First, poach the salmon. Season the salmon, then place it in a large, deep skillet. Add 1/2 of the lemon, juiced and sliced, and enough water to cover by 1/2". Turn the heat to medium, bring to a simmer, then reduce the heat to medium low and maintain a slight simmer for 10-15 minutes, depending on the thickness of your fish, until the salmon is thoroughly cooked. That's when you see all the fat congealing at the top and the fish separates easily when you test it with a fork. After it has just reached this point, remove it from the poaching liquid and set on a plate in the refrigerator to cool. (By the way, I always want to stop at this point and just eat the salmon this way; I love cold, poached salmon.)

Next, combine the juice from the other half of the lemon with the remaining ingredients, beginning with just 1/4 c. of mayonnaise. Break up the chilled salmon into chunks and gently fold it into the dressing until consistent. Add a touch more mayonnaise if it needs it, but don't overdo it, as you want to mostly just taste the salmon. Season with salt and pepper as needed.

When serving this on a salad, dress the salad with a little red wine vinegar and olive oil before topping it with the salmon. The salmon is also be delicious on a croissant.


Just last week, I made gnocchi for the first time. (Thank you for the applause - you're so kind!) I thought it was going to be very difficult, but in fact, it was only a little difficult. And very worth it. It was a bit tricky, having never made it before, so really guessing whether the consistency of the dough was right. I think I probably made it wetter and stickier than was indicated in the recipe, but it made for a very light noodle. The other point of caution I paid attention to in the recipe from Michael Chiarello was to not overknead the dough. Overkneading can make the gnocchi tough and heavy, something I was keen to avoid. I served it with a tomato cream sauce, a recipe I have used a few times, and it was a perfect partner. Oh, and I doubled the gnocchi recipe, knowing it might be a bit of a doozy to prepare but probably worth eating two days in a row, and I was glad I did. Here's the sauce recipe:


Tomato Cream Sauce

olive oil
1 large sweet onion, diced
6 cloves garlic, chopped
1 lb. fresh tomatoes, seeded, chopped
several sprigs fresh thyme (a handful from the garden is good)
1/2 c. chicken stock
2 T. tomato paste
1 c. cream
2 T. unsalted butter
Kosher salt, freshly ground pepper

Heat the olive oil in a large skillet over medium high. Add the onions with a dash of salt (this helps to pull out the sugars in the onions) and saute about 10 minutes, until well-cooked and starting to caramelize a bit. Add the garlic and cook until fragrant, about one minute, then stir in the tomatoes, thyme (whole), stock, and another couple pinches of salt. Bring to a boil, then reduce to medium, cover partially, and simmer for about 15 minutes, stirring occasionally, until the tomatoes have released their juices and the sauce is a bit thick. Stir in the tomato paste, then the cream. Bring to a boil and simmer until the cream thickens a bit (around one minutes). Remove from heat, stir in butter, and season with salt and pepper.

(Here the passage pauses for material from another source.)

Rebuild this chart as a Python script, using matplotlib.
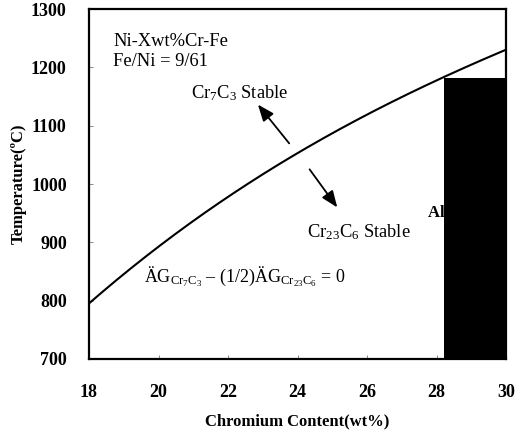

Just a note: this sauce is
delicious and you will want to make it at least once a month for something, especially when tomatoes are in season.

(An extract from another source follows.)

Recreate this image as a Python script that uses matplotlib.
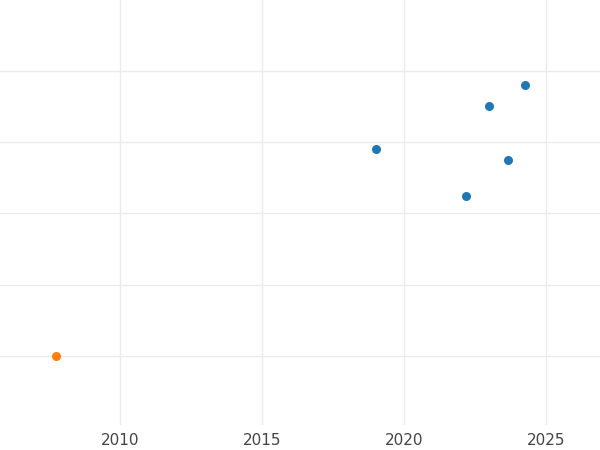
import matplotlib
matplotlib.use("Agg")
import matplotlib.pyplot as plt

blue_x = [2019.01, 2022.18, 2022.99, 2023.66, 2024.26]
blue_y = [3.91, 3.25, 4.51, 3.75, 4.80]
orange_x = [2007.75]
orange_y = [0.99]
xticks = [2010, 2015, 2020, 2025]

fig = plt.figure(figsize=(6, 4.5), dpi=100)
ax = fig.add_axes([0, 0.056, 1, 0.944])
ax.set_xlim(2005.77, 2026.9)
ax.set_ylim(0.03, 6.0)
ax.set_xticks(xticks)
ax.set_yticks([1, 2, 3, 4, 5])
ax.set_yticklabels([])
ax.grid(True, color="#ebebeb", linewidth=1)
ax.set_axisbelow(True)
for s in ax.spines.values():
    s.set_visible(False)
ax.tick_params(length=0, labelsize=11, labelcolor="#444444", pad=6)
ax.scatter(blue_x, blue_y, color="#1f77b4", s=30, zorder=3)
ax.scatter(orange_x, orange_y, color="#ff7f0e", s=30, zorder=3)
fig.savefig("out.png", dpi=100)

Another wonderful thing to do with in-season tomatoes is this: cut them in half (remove the top half, not a side half), remove the seeds, salt the tops of the halves, then top them with a lot of grated
Comté cheese. Roast on a baking sheet covered in parchment paper or a silicone mat at 400 degrees until the cheese starts to bubble and brown slightly. This is absolutely wonderful. You'll need to find a cheese shop to get Comté: it's not typically available at a standard supermarket, but it is a stupendous cheese that is creamy and nutty and slightly ripe but not at all overwhelming. In fact, I've run out, and I'm getting antsy to go buy some more just typing this up.

By the way, the reason I don't have lovely pictures of the salmon or the gnocchi with tomato cream sauce is really because nothing pink on a plate looks good in pictures, though if it's in front of you and the aroma of the dish is pulling you toward it, the plating seems much better. Don't let that hold you back. Keep cooking!